The discoveries at residential schools have grown even more painful for Indigenous communities.

“The scale is getting shocking,” Dockstader said.

But the trauma of residential school systems is not just Indigenous history. Canadians have to recognize it is the legacy of their country’s actions, he said.

“This is shared history. The residential school discoveries aren’t about Indigenous people as much as they are about what Canadians did.”

Dockstader said that having Canadians educate themselves about the residential school system is important, but the key thing is earnestly listening to Indigenous Peoples.

“Just believe us, that’s what’s been the hardest.

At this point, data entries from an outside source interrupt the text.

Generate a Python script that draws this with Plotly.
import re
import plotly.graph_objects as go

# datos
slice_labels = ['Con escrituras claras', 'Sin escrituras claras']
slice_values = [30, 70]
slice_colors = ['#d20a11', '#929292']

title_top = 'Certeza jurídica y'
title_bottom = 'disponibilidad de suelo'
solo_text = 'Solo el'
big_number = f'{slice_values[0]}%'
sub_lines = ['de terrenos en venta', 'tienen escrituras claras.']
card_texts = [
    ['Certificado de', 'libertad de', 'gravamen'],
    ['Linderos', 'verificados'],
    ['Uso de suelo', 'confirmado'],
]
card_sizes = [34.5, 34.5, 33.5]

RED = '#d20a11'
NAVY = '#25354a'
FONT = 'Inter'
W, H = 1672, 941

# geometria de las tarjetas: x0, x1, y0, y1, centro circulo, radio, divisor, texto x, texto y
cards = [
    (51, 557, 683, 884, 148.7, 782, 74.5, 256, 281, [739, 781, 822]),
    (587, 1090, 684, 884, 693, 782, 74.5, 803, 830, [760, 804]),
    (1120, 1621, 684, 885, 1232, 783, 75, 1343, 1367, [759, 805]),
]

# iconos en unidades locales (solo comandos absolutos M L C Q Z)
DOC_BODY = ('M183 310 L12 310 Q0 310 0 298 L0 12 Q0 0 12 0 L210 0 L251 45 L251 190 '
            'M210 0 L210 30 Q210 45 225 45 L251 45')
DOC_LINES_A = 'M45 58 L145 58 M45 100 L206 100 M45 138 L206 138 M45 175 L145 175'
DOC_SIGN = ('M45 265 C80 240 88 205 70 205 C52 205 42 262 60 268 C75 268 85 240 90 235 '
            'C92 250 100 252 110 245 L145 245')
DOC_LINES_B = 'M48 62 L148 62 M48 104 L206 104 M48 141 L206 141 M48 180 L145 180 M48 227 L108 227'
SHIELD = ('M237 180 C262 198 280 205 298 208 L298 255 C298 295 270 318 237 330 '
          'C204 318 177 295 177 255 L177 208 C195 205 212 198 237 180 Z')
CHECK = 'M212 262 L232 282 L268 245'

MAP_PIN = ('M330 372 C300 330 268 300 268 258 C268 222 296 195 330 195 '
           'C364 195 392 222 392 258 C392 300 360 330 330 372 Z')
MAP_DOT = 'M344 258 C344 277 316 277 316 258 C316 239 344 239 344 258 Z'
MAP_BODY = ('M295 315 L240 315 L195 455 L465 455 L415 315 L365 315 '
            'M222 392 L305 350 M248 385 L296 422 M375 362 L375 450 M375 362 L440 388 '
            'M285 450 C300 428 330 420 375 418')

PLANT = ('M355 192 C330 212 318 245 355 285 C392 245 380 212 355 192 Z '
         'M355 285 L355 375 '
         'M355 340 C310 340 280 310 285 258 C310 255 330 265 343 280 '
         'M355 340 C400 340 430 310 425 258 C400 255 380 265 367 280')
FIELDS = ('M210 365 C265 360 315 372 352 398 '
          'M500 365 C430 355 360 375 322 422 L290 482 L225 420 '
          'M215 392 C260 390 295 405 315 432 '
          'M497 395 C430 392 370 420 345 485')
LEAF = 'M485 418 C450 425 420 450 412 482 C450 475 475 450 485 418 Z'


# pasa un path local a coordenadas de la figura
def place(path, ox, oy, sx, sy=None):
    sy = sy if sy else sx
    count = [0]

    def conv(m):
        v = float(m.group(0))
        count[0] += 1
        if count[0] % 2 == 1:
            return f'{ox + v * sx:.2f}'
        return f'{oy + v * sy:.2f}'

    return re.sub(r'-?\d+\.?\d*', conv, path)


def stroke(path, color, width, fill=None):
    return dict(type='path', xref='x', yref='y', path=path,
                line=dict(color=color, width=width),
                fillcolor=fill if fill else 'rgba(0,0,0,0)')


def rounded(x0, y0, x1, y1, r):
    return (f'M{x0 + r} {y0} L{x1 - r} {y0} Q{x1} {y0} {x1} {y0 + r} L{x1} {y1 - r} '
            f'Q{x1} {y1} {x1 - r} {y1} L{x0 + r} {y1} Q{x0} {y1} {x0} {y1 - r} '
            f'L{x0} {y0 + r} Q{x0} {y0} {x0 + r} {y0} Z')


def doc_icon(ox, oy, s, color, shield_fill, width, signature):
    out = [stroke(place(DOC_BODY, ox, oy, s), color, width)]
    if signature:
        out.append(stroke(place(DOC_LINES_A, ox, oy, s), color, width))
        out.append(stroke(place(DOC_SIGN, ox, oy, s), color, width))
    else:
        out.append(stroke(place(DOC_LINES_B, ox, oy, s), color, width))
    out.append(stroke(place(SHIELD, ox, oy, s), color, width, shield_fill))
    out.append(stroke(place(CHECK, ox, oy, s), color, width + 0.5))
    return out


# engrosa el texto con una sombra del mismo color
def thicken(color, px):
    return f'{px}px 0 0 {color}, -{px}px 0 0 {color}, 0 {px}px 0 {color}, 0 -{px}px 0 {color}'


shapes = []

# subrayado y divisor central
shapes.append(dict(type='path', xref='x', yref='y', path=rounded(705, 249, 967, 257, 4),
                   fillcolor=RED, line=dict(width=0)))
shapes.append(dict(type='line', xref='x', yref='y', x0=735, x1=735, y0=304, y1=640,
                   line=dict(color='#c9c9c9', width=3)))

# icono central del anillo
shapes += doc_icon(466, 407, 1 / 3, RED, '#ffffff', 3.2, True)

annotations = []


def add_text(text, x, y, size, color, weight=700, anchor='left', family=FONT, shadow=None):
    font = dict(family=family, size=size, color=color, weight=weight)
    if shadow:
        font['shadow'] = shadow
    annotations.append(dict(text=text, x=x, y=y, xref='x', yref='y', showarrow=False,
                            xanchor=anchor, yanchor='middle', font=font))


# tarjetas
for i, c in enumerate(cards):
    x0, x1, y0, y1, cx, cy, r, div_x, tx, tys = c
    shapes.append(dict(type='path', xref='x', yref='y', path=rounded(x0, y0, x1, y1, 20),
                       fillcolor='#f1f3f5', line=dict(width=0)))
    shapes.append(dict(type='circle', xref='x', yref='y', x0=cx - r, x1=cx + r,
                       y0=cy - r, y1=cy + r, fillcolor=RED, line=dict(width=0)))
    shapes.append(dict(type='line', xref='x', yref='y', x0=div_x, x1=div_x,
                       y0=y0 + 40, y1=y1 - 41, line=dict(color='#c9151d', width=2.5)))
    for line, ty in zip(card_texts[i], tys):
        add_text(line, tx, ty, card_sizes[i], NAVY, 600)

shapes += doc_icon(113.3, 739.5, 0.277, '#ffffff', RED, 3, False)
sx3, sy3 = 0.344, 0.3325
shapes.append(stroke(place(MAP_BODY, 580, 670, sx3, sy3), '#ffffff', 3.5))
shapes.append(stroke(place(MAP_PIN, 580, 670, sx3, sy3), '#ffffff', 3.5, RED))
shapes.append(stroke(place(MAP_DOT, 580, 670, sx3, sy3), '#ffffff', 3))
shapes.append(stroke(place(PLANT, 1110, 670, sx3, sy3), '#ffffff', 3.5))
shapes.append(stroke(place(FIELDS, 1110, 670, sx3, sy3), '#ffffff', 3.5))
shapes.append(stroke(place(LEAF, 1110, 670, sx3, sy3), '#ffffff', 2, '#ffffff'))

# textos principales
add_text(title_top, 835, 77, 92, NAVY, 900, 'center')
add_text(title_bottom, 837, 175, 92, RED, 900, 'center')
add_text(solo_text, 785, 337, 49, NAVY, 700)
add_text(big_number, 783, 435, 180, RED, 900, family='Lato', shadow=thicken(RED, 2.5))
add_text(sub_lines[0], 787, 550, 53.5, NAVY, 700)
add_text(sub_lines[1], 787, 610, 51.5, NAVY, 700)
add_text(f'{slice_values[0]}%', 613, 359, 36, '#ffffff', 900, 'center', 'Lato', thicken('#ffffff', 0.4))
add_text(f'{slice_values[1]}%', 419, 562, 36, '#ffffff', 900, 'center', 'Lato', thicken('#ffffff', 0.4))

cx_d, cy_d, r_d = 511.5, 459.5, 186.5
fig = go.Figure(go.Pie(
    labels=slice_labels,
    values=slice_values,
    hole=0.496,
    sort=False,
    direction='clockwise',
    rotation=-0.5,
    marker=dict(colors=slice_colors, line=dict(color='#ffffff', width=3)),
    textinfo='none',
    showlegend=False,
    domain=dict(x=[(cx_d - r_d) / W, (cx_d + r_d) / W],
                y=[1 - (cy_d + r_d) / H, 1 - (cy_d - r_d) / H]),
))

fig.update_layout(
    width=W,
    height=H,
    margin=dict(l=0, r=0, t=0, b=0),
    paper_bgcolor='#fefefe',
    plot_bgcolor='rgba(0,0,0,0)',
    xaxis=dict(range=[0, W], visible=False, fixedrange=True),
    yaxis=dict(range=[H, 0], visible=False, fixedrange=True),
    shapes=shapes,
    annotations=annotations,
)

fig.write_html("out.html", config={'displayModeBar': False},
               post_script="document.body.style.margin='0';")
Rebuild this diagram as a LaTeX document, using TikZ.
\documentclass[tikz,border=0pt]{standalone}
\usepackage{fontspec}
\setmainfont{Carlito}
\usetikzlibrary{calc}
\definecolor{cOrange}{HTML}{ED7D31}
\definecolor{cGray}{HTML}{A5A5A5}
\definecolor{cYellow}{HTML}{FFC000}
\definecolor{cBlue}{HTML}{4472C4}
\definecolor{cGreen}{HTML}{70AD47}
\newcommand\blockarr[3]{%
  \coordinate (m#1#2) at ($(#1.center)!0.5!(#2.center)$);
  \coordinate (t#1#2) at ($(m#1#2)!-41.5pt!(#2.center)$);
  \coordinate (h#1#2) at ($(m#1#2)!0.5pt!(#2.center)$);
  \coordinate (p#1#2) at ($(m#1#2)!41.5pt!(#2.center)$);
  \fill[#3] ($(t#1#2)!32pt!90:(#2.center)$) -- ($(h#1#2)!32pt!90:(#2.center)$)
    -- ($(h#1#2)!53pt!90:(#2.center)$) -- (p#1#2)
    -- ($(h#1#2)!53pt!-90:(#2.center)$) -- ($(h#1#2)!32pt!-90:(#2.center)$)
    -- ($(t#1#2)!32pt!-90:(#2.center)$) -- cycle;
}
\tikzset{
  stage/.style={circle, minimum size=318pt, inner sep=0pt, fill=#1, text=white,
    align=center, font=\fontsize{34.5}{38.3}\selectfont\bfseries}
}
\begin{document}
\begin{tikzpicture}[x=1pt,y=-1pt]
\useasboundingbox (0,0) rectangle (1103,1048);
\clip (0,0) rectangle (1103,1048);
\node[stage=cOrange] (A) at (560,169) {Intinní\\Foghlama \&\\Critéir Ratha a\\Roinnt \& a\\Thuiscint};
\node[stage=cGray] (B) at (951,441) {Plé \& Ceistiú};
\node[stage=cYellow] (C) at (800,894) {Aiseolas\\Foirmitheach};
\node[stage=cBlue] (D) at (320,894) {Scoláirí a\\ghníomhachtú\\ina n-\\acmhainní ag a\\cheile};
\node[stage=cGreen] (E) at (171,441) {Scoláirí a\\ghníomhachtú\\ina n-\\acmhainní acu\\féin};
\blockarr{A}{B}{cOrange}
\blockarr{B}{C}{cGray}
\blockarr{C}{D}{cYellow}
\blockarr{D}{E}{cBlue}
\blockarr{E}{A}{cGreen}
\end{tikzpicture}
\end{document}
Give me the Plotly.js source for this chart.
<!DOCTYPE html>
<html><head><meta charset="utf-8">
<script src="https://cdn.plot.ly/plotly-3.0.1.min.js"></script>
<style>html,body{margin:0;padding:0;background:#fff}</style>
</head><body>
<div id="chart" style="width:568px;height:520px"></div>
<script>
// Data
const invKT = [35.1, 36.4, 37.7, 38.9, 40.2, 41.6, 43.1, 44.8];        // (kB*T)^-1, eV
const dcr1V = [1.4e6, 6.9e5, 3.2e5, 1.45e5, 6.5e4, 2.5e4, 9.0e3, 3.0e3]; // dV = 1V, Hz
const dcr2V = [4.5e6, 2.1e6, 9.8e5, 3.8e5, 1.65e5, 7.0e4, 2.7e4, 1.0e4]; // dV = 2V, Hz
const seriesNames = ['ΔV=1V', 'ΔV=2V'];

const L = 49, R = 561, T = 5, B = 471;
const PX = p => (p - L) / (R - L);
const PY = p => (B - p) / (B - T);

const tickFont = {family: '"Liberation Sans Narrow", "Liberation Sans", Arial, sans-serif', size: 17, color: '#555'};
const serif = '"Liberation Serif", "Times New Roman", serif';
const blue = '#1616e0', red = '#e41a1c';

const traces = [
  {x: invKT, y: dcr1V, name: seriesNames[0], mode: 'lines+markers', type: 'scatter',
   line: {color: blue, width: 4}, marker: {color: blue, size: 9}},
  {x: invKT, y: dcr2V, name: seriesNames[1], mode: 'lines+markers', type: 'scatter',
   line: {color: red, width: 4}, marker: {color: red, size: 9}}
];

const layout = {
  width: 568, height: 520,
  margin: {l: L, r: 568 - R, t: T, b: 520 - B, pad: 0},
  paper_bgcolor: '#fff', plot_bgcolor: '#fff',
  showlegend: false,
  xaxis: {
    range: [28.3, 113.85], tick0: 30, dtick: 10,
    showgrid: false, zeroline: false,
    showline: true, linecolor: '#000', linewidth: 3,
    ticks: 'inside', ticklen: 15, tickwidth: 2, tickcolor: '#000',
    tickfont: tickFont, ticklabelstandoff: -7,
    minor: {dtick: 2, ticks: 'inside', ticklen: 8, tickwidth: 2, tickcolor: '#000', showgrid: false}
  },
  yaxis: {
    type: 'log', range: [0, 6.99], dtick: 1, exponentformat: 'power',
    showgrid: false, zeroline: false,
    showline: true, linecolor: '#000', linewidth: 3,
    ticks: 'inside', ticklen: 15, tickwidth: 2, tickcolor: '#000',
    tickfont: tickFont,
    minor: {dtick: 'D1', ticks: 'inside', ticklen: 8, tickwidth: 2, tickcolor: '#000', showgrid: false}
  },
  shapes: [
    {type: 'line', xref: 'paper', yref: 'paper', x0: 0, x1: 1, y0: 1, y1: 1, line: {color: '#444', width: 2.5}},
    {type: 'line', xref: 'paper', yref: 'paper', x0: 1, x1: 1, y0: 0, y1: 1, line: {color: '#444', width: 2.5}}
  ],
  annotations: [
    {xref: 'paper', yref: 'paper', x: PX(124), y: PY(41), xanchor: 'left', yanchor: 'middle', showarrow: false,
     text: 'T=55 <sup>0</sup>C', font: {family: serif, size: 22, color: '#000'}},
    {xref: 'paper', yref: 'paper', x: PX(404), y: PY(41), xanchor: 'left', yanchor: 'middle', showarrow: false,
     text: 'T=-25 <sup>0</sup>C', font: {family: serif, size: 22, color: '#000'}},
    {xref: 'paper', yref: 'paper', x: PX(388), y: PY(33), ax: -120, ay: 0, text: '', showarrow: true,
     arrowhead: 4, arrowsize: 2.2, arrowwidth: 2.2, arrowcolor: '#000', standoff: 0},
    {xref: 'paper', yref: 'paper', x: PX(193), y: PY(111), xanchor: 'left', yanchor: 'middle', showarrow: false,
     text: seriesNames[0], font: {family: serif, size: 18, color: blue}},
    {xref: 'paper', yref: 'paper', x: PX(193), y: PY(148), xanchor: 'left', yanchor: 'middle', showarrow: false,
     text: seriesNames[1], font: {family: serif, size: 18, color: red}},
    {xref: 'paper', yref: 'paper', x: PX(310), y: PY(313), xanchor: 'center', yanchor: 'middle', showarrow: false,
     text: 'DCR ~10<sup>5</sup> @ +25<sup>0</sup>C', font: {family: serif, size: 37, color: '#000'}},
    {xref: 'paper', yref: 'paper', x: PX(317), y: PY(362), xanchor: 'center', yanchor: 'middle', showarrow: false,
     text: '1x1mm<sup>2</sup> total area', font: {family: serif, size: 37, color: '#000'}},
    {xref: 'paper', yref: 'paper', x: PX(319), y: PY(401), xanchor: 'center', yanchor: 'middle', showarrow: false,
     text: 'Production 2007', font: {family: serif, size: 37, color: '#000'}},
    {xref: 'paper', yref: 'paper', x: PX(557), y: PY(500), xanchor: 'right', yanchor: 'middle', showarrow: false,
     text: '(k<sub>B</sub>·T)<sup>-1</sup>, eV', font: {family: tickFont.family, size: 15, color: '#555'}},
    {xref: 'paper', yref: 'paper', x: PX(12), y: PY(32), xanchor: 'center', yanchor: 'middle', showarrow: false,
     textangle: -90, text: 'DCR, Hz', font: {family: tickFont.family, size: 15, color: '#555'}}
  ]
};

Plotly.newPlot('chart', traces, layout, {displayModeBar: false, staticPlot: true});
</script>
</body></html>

Even before the TRC, we’ve been talking about how there was more children, we’ve been talking about how pervasive racism is, we’ve been talking about how there was an active plan to erase Indigenous people,” he said.

“What’s been difficult is that, for generations we’ve been saying this and Canadians have said, ‘Well, that can’t be.’ You’re diminishing and minimizing it.”

Keeping the fire for seven straight days is no easy task, but in such times of pain fire-keeper Fred Bowering is wholeheartedly committed.

“I’ll be here for the whole seven days. I’ll maybe leave for an hour to feed my dog,” Bowering said.

He said truth and reconciliation are important, but feels an even more important word often gets left out of the equation.

“Justice. Truth, reconciliation AND justice,” he said.

An increasing number of people are calling for a Canada Day boycott in light of the horrors at residential schools.

“It’s like having a party at your house while your next-door neighbour is having a funeral,” Dockstader said about the national holiday.

“It’s not a tasteful move, especially when there are thousands of Indigenous people living in Niagara.”

The Canadian government built the residential school system. What is frustrating for Dockstader is that the pathway to reconciliation has already been laid and yet the government refuses to walk it.

The government needs to “follow the recommendations (of the Truth and Reconciliation Commission).”

It isn’t only the federal government that Dockstader is frustrated with. He criticized a lack of action from the Town of Niagara-on-the-Lake, as well.

“In 2016, (Niagara-on-the-Lake) marked a year of reconciliation – they put a motion through.”

Unfortunately, “nothing really happened. It wasn’t followed by any substantive action.”

Dockstader acknowledged that many landmark events in Canadian history took place in the Niagara region. He said he understands Canadian pride in the area as a product of that.

“But as we’re learning, through people like Egerton Ryerson and John A. Macdonald, that history is problematic,” he said.

Dockstader emphasized individuals need to come to these conclusions on their own, by way of self-educating and listening to Indigenous Peoples and leaders.

More difficult than dealing with the Canadian government or non-Indigenous people for Dockstader and the Indigenous community has been the Catholic church.

“It’s so complex,” he said, struggling for a way to articulate the chasm the church has created between itself and the accusations stemming from their century and a half of running residential schools.

“The Catholic church has done a pretty shitty job of handling all of this, (from residential schools) to contemporary times,” he said.

“You can’t draw blood from a stone. They don’t see that they’re problematic, so I don’t even know where a good starting point with them is.”

In the face of this overwhelming grief, Dockstader couldn’t help but notice the dualities taking place around him at the sacred fire as some people grieved while others enjoyed company.

There’s “people here that are grieving and I’m thinking how awkward it must be, here I am laughing with my friends,” he said.

“But then I realized that’s how we cope. In the midst of the residential schools and while kids were being taken during the Sixties Scoop.”

The Sixties Scoop was a period from the late 1950s until the 1980s when Canadian policy allowed child-care workers to take Indigenous children as young as newborns from their families to be put in non-Indigenous foster homes. It is estimated about 20,000 children were taken during this period.

Dockstader was almost one of them.

“My parents brought (me and my siblings) from Oneida and moved to Fort Erie,” he said.

“The reason they did that is they were residential school children themselves. So, when the vehicles started to show up to take kids for the Sixties Scoop, they did the math about what was going to happen, and they left.”

“They started their life here specifically to keep their kids from being apprehended. Otherwise, it would have been another generation taken, and who knows what after that.”